Should Shuttle Debris Go On Display?

Many Towns, Museums Want Piece Of Tragic History For Memorials

NASA wants your advice. Should the space agency parcel out the remains of the shuttle Columbia for display?

There are some 84,000 pieces of shuttle debris recovered from East Texas and West Louisiana after the space plane disintegrated on re-entry February 1st. All seven astronauts aboard were killed in the fiery descent. The Columbia Accident Investigation Board is now drafting its final report to the President, Congress and the American people -- a report that's expected to rip NASA's management and corporate culture. It's also expected to call for a permanent board of safety monitors to look over NASA's shuttle. A babysitter, if you will.

But as Americans build memorials to the Columbia seven, some localities want a piece of the space plane to put on display. There's no precedent for this. NASA is at a loss. Among the crew's families, opinions are mixed.

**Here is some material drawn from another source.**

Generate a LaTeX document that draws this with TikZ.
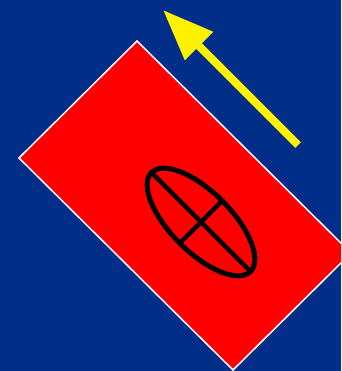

"It touches everybody who sees it," said Jonathan Clark, husband of astronaut Laurel Clark. "It has a tremendous impact on you. It makes you realize the importance of space exploration."

But Kristie McCool Chadwick, pilot Willie McCool's sister, isn't so sure. While she's just fine with the idea of using the recovered debris for research purposes, "I don't know what the purpose of displaying it in public would be. I'm not sure that it makes sense to me."

O'Keefe: "We're Not Going To Lock It Up And Bury It."

"One thing we're not going to do, which was done with the Challenger, is lock it up and bury it and pretend that it didn't happen," NASA administrator Sean O'Keefe said not long ago. One of the entities asking for a piece of Columbia is, of course, the Smithsonian's Air and Space Museum.

But would we ever see the artifacts on display at a museum with the stature of the Smithsonian? "Initially, we wouldn't have plans for it to go on display, only to collect it for preservation as historic artifact," said Valerie Neal, a space history curator at the museum. "What we might do in the future, I just don't know."

"It's not just the objects that are sensitive. It's the issue behind them that's sensitive," said Sarah Henry, vice president of programs at the Museum of the City of New York, which has remnants from the Sept. 11 attacks. "The way you display objects can either exacerbate that sensitivity or be respectful of that."

Whatever is decided, at least one family member hopes the shuttle debris will be treated with the utmost respect, if not reverence. Barbara Anderson, who lost her son, Michael, in the Columbia tragedy, said, "To me it's more than just a piece of metal," she said. "It represents their lives, their souls."